On Sunday, China’s Ministry of Commerce said it was launching an anti-dumping probe into polyoxymethylene or POM copolymers, a thermoplastic used in various industries ranging from auto parts to electronics, imported from the US, the European Union, Taiwan and Japan.

Thermoplastics are malleable when heated but become fixed in a solid shape when cooled, and can partially replace metals such as copper and zinc.

The investigation should take a year to complete, but may be extended by another six months, the ministry added.

The announcement comes days after President Joe Biden said that tariffs on $18 billion worth of imports of Chinese electric vehicles (EVs) and an array of other products would soar over the next two years.

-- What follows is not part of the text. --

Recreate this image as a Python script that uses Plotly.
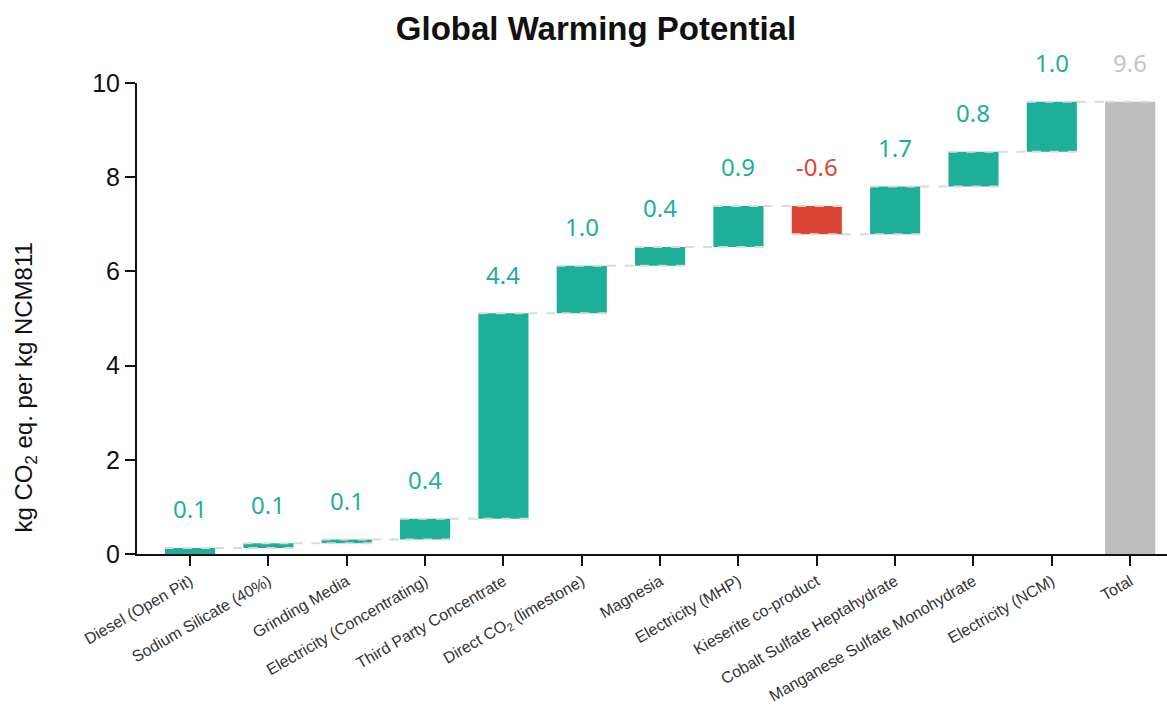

EVs imported from China will see their tariffs nearly quadruple from 27.5% to 100%, a policy lever meant to challenge Beijing’s practice of encouraging aggressively low pricing by domestic EV manufacturers while levying a 40% tariff on US car imports.

The White House said the measures were designed to protect American workers and businesses in the face of China’s unfair trade practices, including “flooding global markets with artificially low-priced exports.”

In response, China has vowed to take “all necessary actions to protect its legitimate rights.”

The EU is also investigating state support for Chinese EV makers and, if it finds that their prices are artificially low, it will announce extra import duties by early July.